C’est le sens précis du mot Église qui veut dire en latin comme en hébreu : la convocation, l’assemblée.
En vous disant cela, je pense à cette synagogue où au-dessus de la porte d’entrée, est gravée la phrase « Tu aimeras le Seigneur ton Dieu », et toujours au-dessus de cette même porte mais dans le sens de la sortie, on peut lire « Tu aimeras ton prochain comme toi-même. »
Il me semble que la raison d’être du Temple peut se résumer dans ces deux phrases.
Et qu’est-ce que le corps d’un être humain dans le plan de Dieu, si ce n’est le lieu de la rencontre entre Dieu et sa créature ?
Quand Dieu créé l’homme et la femme, il met en eux son souffle de vie, qui est l’âme de notre corps (נִשְׁמַת חַיִּים).
C’est ce que dit Saint Paul dans sa première lettre aux Corinthiens :
16Ne savez-vous pas que vous êtes le temple de Dieu
et que l'Esprit de Dieu habite en vous ?
17Si quelqu'un détruit le temple de Dieu,
Dieu le détruira.
Car le temple de Dieu est saint, et ce temple, c'est vous.
Pour conclure, je terminerai par une histoire juive, comme j’aime à le faire souvent. Une histoire qui raconte une histoire de temple vivant, bien entendu.
« Un rabbin demande à ses étudiants :
– Comment sait-on que la nuit s’est achevée et que le jour se lève ?
– Au fait qu’on peut reconnaître un mouton d’un chien, dit un étudiant.
– Non, ce n’est pas la bonne réponse, dit le rabbin.
– Au fait, dit un autre, qu’on peut reconnaître un figuier d’un olivier.
– Non, dit le rabbin. Ce n’est pas la bonne réponse.
– Alors comment le sait-on ?
– Quand nous regardons un visage inconnu, un étranger, et que nous voyons qu’il est notre frère, à ce moment-là le jour s’est levé. »

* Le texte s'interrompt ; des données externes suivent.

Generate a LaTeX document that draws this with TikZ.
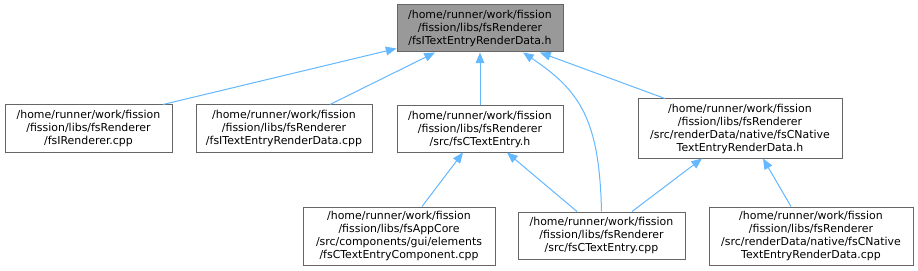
\documentclass[tikz,border=0pt]{standalone}
\usepackage{fontspec}
\setmainfont{DejaVu Sans}
\usepackage{xcolor}
\usetikzlibrary{arrows.meta}
\definecolor{linkblue}{HTML}{63B8FF}
\definecolor{boxgray}{HTML}{666666}
\definecolor{rootfill}{HTML}{999999}

\begin{document}
\begin{tikzpicture}[x=0.75pt, y=-0.75pt,
    every node/.style={draw=boxgray, line width=0.75pt, rectangle, align=center, inner sep=0pt, fill=white, font=\fontsize{8.2}{9.75}\selectfont},
    deplink/.style={-{Triangle[length=8pt, width=6.5pt]}, linkblue, line width=0.75pt}]
    \useasboundingbox[fill=white] (0,0) rectangle (918,271);

    % Root header
    \node (root) at (480,28.5) [fill=rootfill, minimum width=124.5pt, minimum height=35.25pt] {/home/runner/work/fission\\/fission/libs/fsRenderer\\/fsITextEntryRenderData.h};

    % Direct includers
    \node (rend) at (88.5,128.5) [minimum width=125.25pt, minimum height=35.25pt] {/home/runner/work/fission\\/fission/libs/fsRenderer\\/fsIRenderer.cpp};
    \node (rdcpp) at (284,128.5) [minimum width=132pt, minimum height=35.25pt] {/home/runner/work/fission\\/fission/libs/fsRenderer\\/fsITextEntryRenderData.cpp};
    \node (entryh) at (480,129) [minimum width=124.5pt, minimum height=34.5pt] {/home/runner/work/fission\\/fission/libs/fsRenderer\\/src/fsCTextEntry.h};
    \node (nativeh) at (740,128.5) [minimum width=153pt, minimum height=44.25pt] {/home/runner/work/fission\\/fission/libs/fsRenderer\\/src/renderData/native/fsCNative\\TextEntryRenderData.h};

    % Indirect includers
    \node (compcpp) at (399,236) [minimum width=144pt, minimum height=43.5pt] {/home/runner/work/fission\\/fission/libs/fsAppCore\\/src/components/gui/elements\\/fsCTextEntryComponent.cpp};
    \node (entrycpp) at (601.5,235.5) [minimum width=125.25pt, minimum height=35.25pt] {/home/runner/work/fission\\/fission/libs/fsRenderer\\/src/fsCTextEntry.cpp};
    \node (nativecpp) at (811,236) [minimum width=153pt, minimum height=43.5pt] {/home/runner/work/fission\\/fission/libs/fsRenderer\\/src/renderData/native/fsCNative\\TextEntryRenderData.cpp};

    % Links to the root
    \draw[deplink] ([xshift=55.9pt]rend.north) -- ([yshift=3pt]root.south west);
    \draw[deplink] ([xshift=34.5pt]rdcpp.north) -- ([xshift=-33.75pt]root.south);
    \draw[deplink] (entryh.north) -- (root.south);
    \draw[deplink] (entrycpp.north) .. controls +(-2,-92) and +(57,38) .. ([xshift=32.25pt]root.south);
    \draw[deplink] ([xshift=-56.25pt]nativeh.north) -- ([xshift=45pt]root.south);

    % Second level links
    \draw[deplink] ([xshift=17.25pt]compcpp.north) -- ([xshift=-12.75pt]entryh.south);
    \draw[deplink] ([xshift=-18.4pt]entrycpp.north) -- ([xshift=20.25pt]entryh.south);
    \draw[deplink] ([xshift=22.9pt]entrycpp.north) -- ([xshift=-28.5pt]nativeh.south);
    \draw[deplink] ([xshift=-15pt]nativecpp.north) -- ([xshift=17.25pt]nativeh.south);
\end{tikzpicture}
\end{document}
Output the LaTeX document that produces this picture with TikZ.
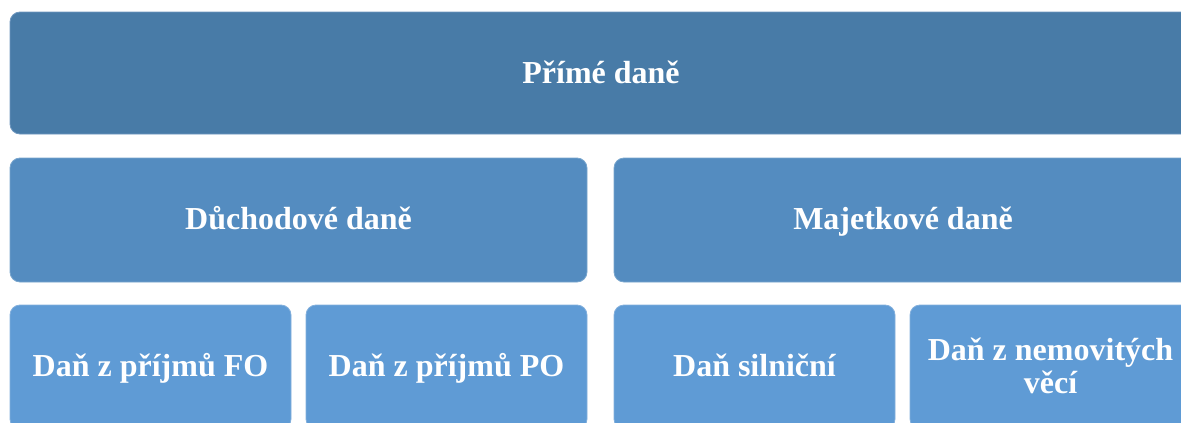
\documentclass[tikz,border=0pt]{standalone}
\usepackage{fontspec}
\setmainfont{Liberation Serif}
\begin{document}
\begin{tikzpicture}[x=1pt,y=-1pt,
  box/.style={rounded corners=10pt, line width=0.8pt},
  lvlA/.style={box, fill={rgb,255:red,72;green,123;blue,167}, draw={rgb,255:red,110;green,150;blue,190}},
  lvlB/.style={box, fill={rgb,255:red,84;green,140;blue,192}, draw={rgb,255:red,120;green,165;blue,205}},
  lvlC/.style={box, fill={rgb,255:red,95;green,155;blue,213}, draw={rgb,255:red,130;green,175;blue,220}},
  lbl/.style={text=white, font=\fontsize{32}{33}\selectfont\bfseries, align=center, inner sep=0pt, anchor=base}]
\useasboundingbox (0,0) rectangle (1181,423);
\clip (0,0) rectangle (1181,423);
\draw[lvlA] (10,12) rectangle (1192,134);
\node[lbl] (a) at (601,83) {Přímé daně};
\draw[lvlB] (10,158) rectangle (587,282);
\node[lbl] (b1) at (298.5,229) {Důchodové daně};
\draw[lvlB] (614,158) rectangle (1192,282);
\node[lbl] (b2) at (903,229) {Majetkové daně};
\draw[lvlC] (10,305) rectangle (291,429);
\node[lbl] (c1) at (150.5,376) {Daň z příjmů FO};
\draw[lvlC] (306,305) rectangle (587,429);
\node[lbl] (c2) at (446.5,376) {Daň z příjmů PO};
\draw[lvlC] (614,305) rectangle (895,429);
\node[lbl] (c3) at (754.5,376) {Daň silniční};
\draw[lvlC] (910,305) rectangle (1191,429);
\node[lbl] (c4) at (1050.5,393) {Daň z nemovitých\\věcí};
\end{tikzpicture}
\end{document}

Cette courte histoire, me semble-t-il, nous ramène à notre prière pour la paix.
Apprendre
à reconnaître en celui, en celle, qui est en face de moi, un
frère, une sœur, c’est le travail de toute une vie.
C’est ce qui me surprend souvent quand je rencontre des personnes détenues en prison : de découvrir en chacun d’eux, dans le secret de leur cellule, quand nous apprenons à nous connaître, combien le Seigneur est présent entre nous, et comment il nous confie les uns aux autres avec une grande confiance.
Demandons au Seigneur, du fond de notre cœur, à être vigilant dans notre vie de chaque jour, pour accueillir notre prochain comme un hôte de sa présence, fidèle et bienveillante pour nous.